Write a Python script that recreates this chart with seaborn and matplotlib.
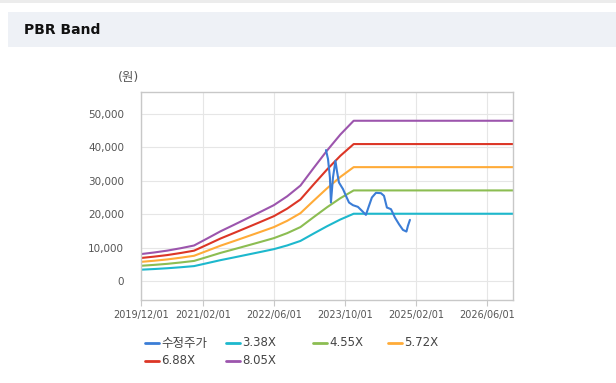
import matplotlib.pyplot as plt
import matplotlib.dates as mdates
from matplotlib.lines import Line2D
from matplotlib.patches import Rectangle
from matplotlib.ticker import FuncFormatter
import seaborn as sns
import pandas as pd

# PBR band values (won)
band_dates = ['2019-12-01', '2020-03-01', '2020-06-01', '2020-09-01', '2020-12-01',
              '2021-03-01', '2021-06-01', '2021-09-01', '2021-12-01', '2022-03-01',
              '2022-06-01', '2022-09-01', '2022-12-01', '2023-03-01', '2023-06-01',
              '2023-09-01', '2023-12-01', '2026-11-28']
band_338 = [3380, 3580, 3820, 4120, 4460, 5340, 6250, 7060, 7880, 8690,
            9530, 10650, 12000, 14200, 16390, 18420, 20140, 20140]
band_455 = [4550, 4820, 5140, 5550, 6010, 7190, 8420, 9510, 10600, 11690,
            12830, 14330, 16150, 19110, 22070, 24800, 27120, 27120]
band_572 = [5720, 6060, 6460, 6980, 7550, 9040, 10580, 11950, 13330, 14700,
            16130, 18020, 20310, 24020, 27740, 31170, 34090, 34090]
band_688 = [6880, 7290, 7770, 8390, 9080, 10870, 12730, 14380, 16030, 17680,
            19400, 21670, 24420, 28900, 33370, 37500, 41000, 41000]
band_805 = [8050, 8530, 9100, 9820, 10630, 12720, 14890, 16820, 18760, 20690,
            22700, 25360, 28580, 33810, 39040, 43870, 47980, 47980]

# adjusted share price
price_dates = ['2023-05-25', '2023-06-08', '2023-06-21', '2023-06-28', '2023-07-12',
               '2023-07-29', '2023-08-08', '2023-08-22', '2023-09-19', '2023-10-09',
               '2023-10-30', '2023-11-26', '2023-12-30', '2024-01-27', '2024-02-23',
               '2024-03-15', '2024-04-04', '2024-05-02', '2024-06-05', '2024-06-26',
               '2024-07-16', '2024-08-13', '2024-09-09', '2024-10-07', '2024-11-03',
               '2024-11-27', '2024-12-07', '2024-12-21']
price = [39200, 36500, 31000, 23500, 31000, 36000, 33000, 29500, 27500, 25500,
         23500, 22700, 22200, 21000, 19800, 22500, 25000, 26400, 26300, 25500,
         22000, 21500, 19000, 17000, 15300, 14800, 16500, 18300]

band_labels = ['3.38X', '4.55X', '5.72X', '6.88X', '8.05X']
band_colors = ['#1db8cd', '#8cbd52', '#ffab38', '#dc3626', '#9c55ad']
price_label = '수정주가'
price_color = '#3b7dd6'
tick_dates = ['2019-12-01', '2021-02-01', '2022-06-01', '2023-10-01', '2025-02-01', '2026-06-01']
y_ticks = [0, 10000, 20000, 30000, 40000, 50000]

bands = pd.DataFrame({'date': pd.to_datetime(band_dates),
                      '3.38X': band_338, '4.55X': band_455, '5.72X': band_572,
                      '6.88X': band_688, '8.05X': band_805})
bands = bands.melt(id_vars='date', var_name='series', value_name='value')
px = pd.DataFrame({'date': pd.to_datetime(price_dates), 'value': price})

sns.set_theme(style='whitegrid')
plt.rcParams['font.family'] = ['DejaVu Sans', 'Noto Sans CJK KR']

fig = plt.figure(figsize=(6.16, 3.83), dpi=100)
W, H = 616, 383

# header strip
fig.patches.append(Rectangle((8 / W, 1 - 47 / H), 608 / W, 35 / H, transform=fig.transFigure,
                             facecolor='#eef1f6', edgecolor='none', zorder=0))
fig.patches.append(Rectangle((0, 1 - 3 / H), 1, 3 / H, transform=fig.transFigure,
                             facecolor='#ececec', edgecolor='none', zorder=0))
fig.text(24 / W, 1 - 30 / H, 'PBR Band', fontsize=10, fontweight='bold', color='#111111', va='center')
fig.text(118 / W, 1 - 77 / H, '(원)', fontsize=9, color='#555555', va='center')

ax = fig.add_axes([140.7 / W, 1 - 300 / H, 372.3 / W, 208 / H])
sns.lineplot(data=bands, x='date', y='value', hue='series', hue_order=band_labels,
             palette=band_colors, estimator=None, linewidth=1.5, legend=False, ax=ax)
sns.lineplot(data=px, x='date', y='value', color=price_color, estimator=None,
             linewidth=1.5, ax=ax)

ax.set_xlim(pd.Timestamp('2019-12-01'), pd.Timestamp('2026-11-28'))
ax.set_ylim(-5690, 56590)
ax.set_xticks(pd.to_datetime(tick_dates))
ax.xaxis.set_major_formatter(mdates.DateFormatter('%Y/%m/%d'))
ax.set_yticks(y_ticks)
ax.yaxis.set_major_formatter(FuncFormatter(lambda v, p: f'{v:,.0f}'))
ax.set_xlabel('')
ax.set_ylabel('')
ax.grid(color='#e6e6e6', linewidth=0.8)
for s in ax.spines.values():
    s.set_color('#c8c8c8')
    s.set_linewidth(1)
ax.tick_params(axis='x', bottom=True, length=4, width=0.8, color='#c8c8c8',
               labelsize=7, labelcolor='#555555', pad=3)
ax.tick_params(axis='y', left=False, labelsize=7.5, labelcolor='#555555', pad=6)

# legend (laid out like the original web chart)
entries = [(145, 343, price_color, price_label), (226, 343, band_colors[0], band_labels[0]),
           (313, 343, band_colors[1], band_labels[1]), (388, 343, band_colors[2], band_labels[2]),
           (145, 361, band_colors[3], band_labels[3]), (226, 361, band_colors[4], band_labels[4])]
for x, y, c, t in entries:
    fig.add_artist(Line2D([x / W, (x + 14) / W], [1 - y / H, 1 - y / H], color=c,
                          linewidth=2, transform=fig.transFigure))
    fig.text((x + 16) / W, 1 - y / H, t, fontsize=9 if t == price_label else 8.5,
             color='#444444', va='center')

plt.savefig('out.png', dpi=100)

++++++++++++++++++++

*Task instructions:*
Write out exactly the opening lines of the data, stopping after the line that holds "import pandas as pd". Exclude pictures.

*Final answer:*
Write a Python script that recreates this chart with seaborn and matplotlib.
import matplotlib.pyplot as plt
import matplotlib.dates as mdates
from matplotlib.lines import Line2D
from matplotlib.patches import Rectangle
from matplotlib.ticker import FuncFormatter
import seaborn as sns
import pandas as pd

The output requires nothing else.